Popularity of Netflix series overwhelms Manitowoc County, Wis., records custodian

Mugshot of Steve Avery in 1985.

Mugshot of Steve Avery in 1985.

(David Trotman-Wilkins / Chicago Tribune)

The popularity of the Netflix series “Making a Murderer” has resulted in a barrage of requests for court records from the case it follows.

The custodian of those records, the Manitowoc County Clerk of Courts office, has been inundated with inquiries from locals and people from around the world who want to see the transcripts, exhibits and other documents in the Steven Avery case.

Avery was convicted in 2007 of killing freelance photographer Teresa Halbach at his family’s auto salvage yard and sentenced to life in prison. Avery made headlines four years earlier when he was released from prison after spending nearly two decades behind bars for a rape he didn’t commit.

The chief clerk, Lynn Zigmunt says there are more than six banker boxes of material. She’s assigned an employee to handle the requests each day.


“It’s a lot of information, a lot of documents, so we have to just be careful, but that’s our job as custodians of the records,” Zigmunt told WBAY-TV. The requests began picking up about a week ago, she said.
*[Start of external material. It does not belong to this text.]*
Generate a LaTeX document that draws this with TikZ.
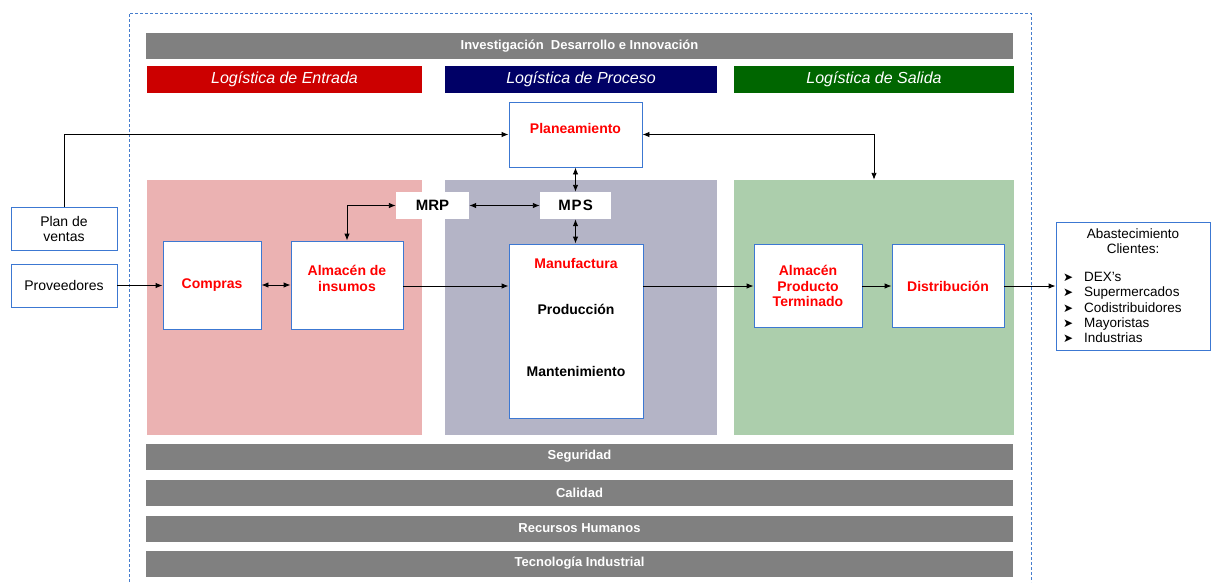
\documentclass[tikz,border=0pt]{standalone}
\usepackage{fontspec}
\setmainfont{Liberation Sans}
\newfontfamily\symfont{DejaVu Sans}
\usetikzlibrary{arrows.meta}
\definecolor{barGray}{RGB}{128,128,128}
\definecolor{logRed}{RGB}{204,0,0}
\definecolor{logNavy}{RGB}{0,0,102}
\definecolor{logGreen}{RGB}{0,102,0}
\definecolor{regPink}{RGB}{235,178,178}
\definecolor{regGray}{RGB}{180,180,198}
\definecolor{regGreen}{RGB}{172,206,172}
\definecolor{boxBlue}{RGB}{60,120,210}
\definecolor{frameBlue}{RGB}{70,125,205}
\definecolor{txtRed}{RGB}{255,0,0}
\newcommand\abul{\makebox[21pt][l]{\symfont\fontsize{12}{12}\selectfont ➤}}
\begin{document}
\begin{tikzpicture}[x=1pt,y=-1pt,
  bar/.style={fill=barGray, draw=none, text=white, font=\bfseries\fontsize{13}{15}\selectfont, minimum width=867, minimum height=26, inner sep=0},
  logi/.style={text=white, font=\itshape\fontsize{16}{18}\selectfont, minimum height=27, inner sep=0},
  region/.style={draw=none, minimum height=255, inner sep=0},
  box/.style={draw=boxBlue, line width=0.9pt, fill=white, inner sep=0},
  wbox/.style={fill=white, draw=none, inner sep=0, minimum height=27, font=\bfseries\fontsize{15}{17}\selectfont},
  rt/.style={text=txtRed, font=\bfseries\fontsize{14}{15.3}\selectfont, align=center},
  bt/.style={text=black, font=\bfseries\fontsize{14}{15.3}\selectfont, align=center},
  nt/.style={text=black, font=\fontsize{14}{15}\selectfont, align=center},
  conn/.style={line width=0.9pt, -{Latex[length=7pt,width=5.5pt]}},
  dconn/.style={line width=0.9pt, {Latex[length=7pt,width=5.5pt]}-{Latex[length=7pt,width=5.5pt]}},
  frame/.style={draw=frameBlue, line width=1pt, dash pattern=on 3pt off 2pt}]
\useasboundingbox (0,0) rectangle (1217,582);
\fill[white] (0,0) rectangle (1217,582);

% dashed frame
\draw[frame] (129,582) -- (129,13) -- (1031,13) -- (1031,582);

% top bars
\node[bar] (idi) at (579.5,46) {Investigación\ \ Desarrollo e Innovación};
\node[logi, fill=logRed, minimum width=275] (lent) at (284.5,79.5) {Logística de Entrada};
\node[logi, fill=logNavy, minimum width=272] (lpro) at (581,79.5) {Logística de Proceso};
\node[logi, fill=logGreen, minimum width=280] (lsal) at (874,79.5) {Logística de Salida};

% regions
\node[region, fill=regPink, minimum width=275] (rpink) at (284.5,307.5) {};
\node[region, fill=regGray, minimum width=272] (rgray) at (581,307.5) {};
\node[region, fill=regGreen, minimum width=280] (rgreen) at (874,307.5) {};

% bottom bars
\node[bar] (seg) at (579.5,456.5) {Seguridad};
\node[bar] (cal) at (579.5,492.5) {Calidad};
\node[bar] (rh) at (579.5,528.5) {Recursos Humanos};
\node[bar] (ti) at (579.5,563.5) {Tecnología Industrial};

% boxes
\node[box, minimum width=133, minimum height=65] (plan) at (575.5,134.5) {};
\node[rt] (plant) at (575.5,128) {Planeamiento};
\node[wbox, minimum width=73] (mrp) at (432.5,205.5) {MRP};
\node[wbox, minimum width=71] (mps) at (575.5,205.5) {M\kern1pt P\kern1pt S};
\node[box, minimum width=106, minimum height=43] (pv) at (64,228.5) {};
\node[nt] (pvt) at (64,228.5) {Plan de\\ventas};
\node[box, minimum width=106, minimum height=43] (prov) at (64,285.5) {};
\node[nt] (provt) at (64,285.5) {Proveedores};
\node[box, minimum width=98, minimum height=88] (comp) at (212,285) {};
\node[rt] (compt) at (212,285) {Compras};
\node[box, minimum width=112, minimum height=88] (alm) at (347,285) {};
\node[rt] (almt) at (347,278.5) {Almacén de\\insumos};
\node[box, minimum width=134, minimum height=174] (manuf) at (576,331) {};
\node[rt] (manuft) at (576,263) {Manufactura};
\node[bt] (prodt) at (576,309) {Producción};
\node[bt] (mantt) at (576,371) {Mantenimiento};
\node[box, minimum width=108, minimum height=83] (almpt) at (808,285.5) {};
\node[rt] (almptt) at (808,286) {Almacén\\Producto\\Terminado};
\node[box, minimum width=112, minimum height=83] (dist) at (948,285.5) {};
\node[rt] (distt) at (948,286) {Distribución};
\node[box, minimum width=154, minimum height=128] (abast) at (1133,286) {};
\node[nt, font=\fontsize{13.5}{15}\selectfont] (abt) at (1133,241.5) {Abastecimiento\\Clientes:};
\node[anchor=west, align=left, font=\fontsize{13.5}{15.25}\selectfont, inner sep=0] (lst) at (1063,307.5)
  {\abul DEX's\\\abul Supermercados\\\abul Codistribuidores\\\abul Mayoristas\\\abul Industrias};

% connectors
\draw[conn] (pv.north) |- (plan.west);
\draw[dconn] (plan.east) -| (rgreen.north);
\draw[dconn] (plan.south) -- (mps.north);
\draw[dconn] (mps.south) -- (mps.south |- manuf.north);
\draw[dconn] (mrp.east) -- (mps.west);
\draw[dconn] (mrp.west) -| (alm.north);
\draw[conn] (prov.east) -- (prov.east -| comp.west);
\draw[dconn] (comp.east) -- (alm.west);
\draw[conn] (alm.east |- 0,286) -- (manuf.west |- 0,286);
\draw[conn] (manuf.east |- 0,286) -- (almpt.west |- 0,286);
\draw[conn] (almpt.east |- 0,286) -- (dist.west |- 0,286);
\draw[conn] (dist.east |- 0,286) -- (abast.west |- 0,286);
\end{tikzpicture}
\end{document}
The clerk put together a “roadmap” to the thousands of documents so people can pinpoint the material they need and the clerks can easily find it.

“So somebody doesn’t have access to the whole thing, they’re pulling things out, putting them back in wrong places, and then we have a mess to clean up later,” said Zigmunt, “so we are taking control of it in a more manageable way right from the start.”

On Wednesday a woman from Australia requested copies of the trial’s entire transcript, and at $1.25 a page, she will be billed $6,000, Zigmunt said.

Zigmunt said she expects the requests to wane in the future because someone who has purchased the documents will likely put them online.